By this point in our conversation I can’t decide what I’m most impressed by. It could be the story of husband and wife artist collaborators, their creative pursuits accompanying them through all 32 years of their relationship so far.

Or maybe it’s the unique role that Christmas has always played in their union. “My husband made me a Mr. and Mrs. Claus our first year together,” Jennifer tells me when I ask if there’s a piece she’s extra proud of. “He carved them out of styrofoam and I dressed them, and we made a whole little scene under Santa’s tree.”

Because of their delicate materials, the styrofoam pair have since been retired for safekeeping. “He’s had to put up with me and Christmas from day one,” Jennifer laughs, but it’s clear that her love of Christmas is a boon, not a bust, for those around her. She shares a story, for example, about a winter when their grandson stayed with them for the holidays. This was before Mr. & Mrs. Claus had been retired, so they set up the full scene one night around the tree. “Our grandson came in the next morning, put his hands on his hips, looked at grandpa, and said, ‘this is cool.’ He’d never seen anything like it.”

“Truthfully,” she adds after we pause for a laugh break, “I remember that as a kid, too: Seeing the lights, and being in awe.”

Jennifer also makes reindeer food—spoiler: it’s oatmeal + glitter!—which she sends to her nieces and nephews each year. “They get in a little panic if December shows up and they haven’t received it yet.” The panic makes sense: in Jennifer’s storytelling, it’s the reindeer food that helps Rudolph & crew find their way to your house.

As with my two other interviews this season, I wanted to hear Jennifer speak a little about her why, that thing that keeps her inspired and drives her holiday momentum. “There’s too much going on out there,” she explains, “and we need some space for cute and fun things.” The world is full of “hard corners,” to use her insightful phrasing.

Genocide, poverty, homelessness. What to do when the inequities and the violence feel like too much to bear?

For one thing: you create.

“We’ve both been blessed with it,” Jennifer tells me when I point out the major role creativity has played in her and Steven’s lives. And the more I speak with my neighbors, the more convinced I am that yard decoration in general, and creating holiday displays in particular, is a deeply creative act.

Maybe that seems obvious, but limiting expectations and hierarchical thinking have a way of sneaking into even the most sacred aspects of life, and creativity is no exception. For something so fundamentally fueled by playfulness and childlike wonder, a lot of us encounter a lot of blocks—and I say this as a person who talks to writers and artists for a living—that stifle what we think “counts” when it comes to our creative pursuits. Photography, painting, writing novels: Yes! But a chicken-wired angel and light-up unicorn?…
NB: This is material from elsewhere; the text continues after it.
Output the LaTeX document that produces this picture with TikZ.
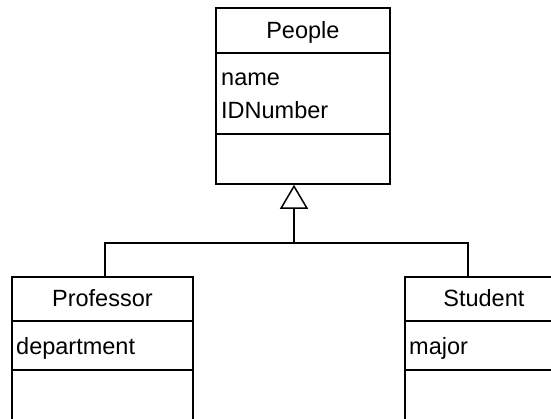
\documentclass[tikz,border=0pt]{standalone}
\usepackage{fontspec}
\setmainfont{Liberation Sans}
\usetikzlibrary{arrows.meta}
\definecolor{umlLine}{HTML}{000000}
\tikzset{
  classbox/.style={rectangle, draw=umlLine, fill=white, line width=1.8pt, anchor=north west, inner sep=0pt},
  classline/.style={draw=umlLine, line width=1.5pt},
  classname/.style={font=\fontsize{23.5}{28}\selectfont, anchor=base, inner sep=0pt},
  classattr/.style={font=\fontsize{23.5}{28}\selectfont, anchor=base west, inner sep=0pt},
  inheritline/.style={draw=umlLine, line width=1.6pt},
  inheritarrow/.style={-{Triangle[open, length=24pt, width=28pt, line width=1.5pt]}, line width=1.6pt, draw=umlLine},
}

\begin{document}
\begin{tikzpicture}[x=1pt,y=-1pt]
  \useasboundingbox (0,0) rectangle (551,419);
  \clip (0,0) rectangle (551,419);

  % Superclass
  \node[classbox, minimum width=174pt, minimum height=176pt] (people) at (215,7) {};
  \node[classname] (peopleName) at ([yshift=-32pt]people.north) {People};
  \draw[classline] ([yshift=-46pt]people.north west) -- ([yshift=-46pt]people.north east);
  \node[classattr] (peopleA1) at ([xshift=6pt,yshift=-79pt]people.north west) {name};
  \node[classattr] (peopleA2) at ([xshift=6pt,yshift=-112pt]people.north west) {IDNumber};
  \draw[classline] ([yshift=-127pt]people.north west) -- ([yshift=-127pt]people.north east);

  % Subclasses
  \node[classbox, minimum width=181pt, minimum height=160pt] (prof) at (11,276) {};
  \node[classname] (profName) at ([yshift=-31pt]prof.north) {Professor};
  \draw[classline] ([yshift=-45pt]prof.north west) -- ([yshift=-45pt]prof.north east);
  \node[classattr] (profA1) at ([xshift=5pt,yshift=-78pt]prof.north west) {department};
  \draw[classline] ([yshift=-94pt]prof.north west) -- ([yshift=-94pt]prof.north east);

  \node[classbox, minimum width=158pt, minimum height=160pt] (stud) at (404,276) {};
  \node[classname] (studName) at ([yshift=-31pt]stud.north) {Student};
  \draw[classline] ([yshift=-45pt]stud.north west) -- ([yshift=-45pt]stud.north east);
  \node[classattr] (studA1) at ([xshift=5pt,yshift=-78pt]stud.north west) {major};
  \draw[classline] ([yshift=-94pt]stud.north west) -- ([yshift=-94pt]stud.north east);

  % Generalisation
  \coordinate (join) at (294,243);
  \coordinate (profJoin) at (105,243);
  \coordinate (studJoin) at (468,243);
  \draw[inheritline] (prof.north -| profJoin) -- (profJoin) -- (studJoin) -- (stud.north -| studJoin);
  \draw[inheritarrow] (join) -- (join |- people.south);
\end{tikzpicture}
\end{document}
Well, besides being a Hot Glue Heir Apparent, I’m also a staunch advocate for toppling such hierarchies, which do nothing to serve the creative channel, and only keep us at odds with ourselves and our artistic impulses. When it comes to the question, “what counts,” the only answer I’m interested in is the most authentic one: All of it.

When I speak with folks like Patrick and Leroy and Jennifer, and behold the beautiful, interesting, and detailed work they devote themselves to year after year—work that is, for the most part, done for strangers they’ll never meet—I’m reminded that there's no wrong way to be an artist, and that everything we make for ourselves, we make for others, too.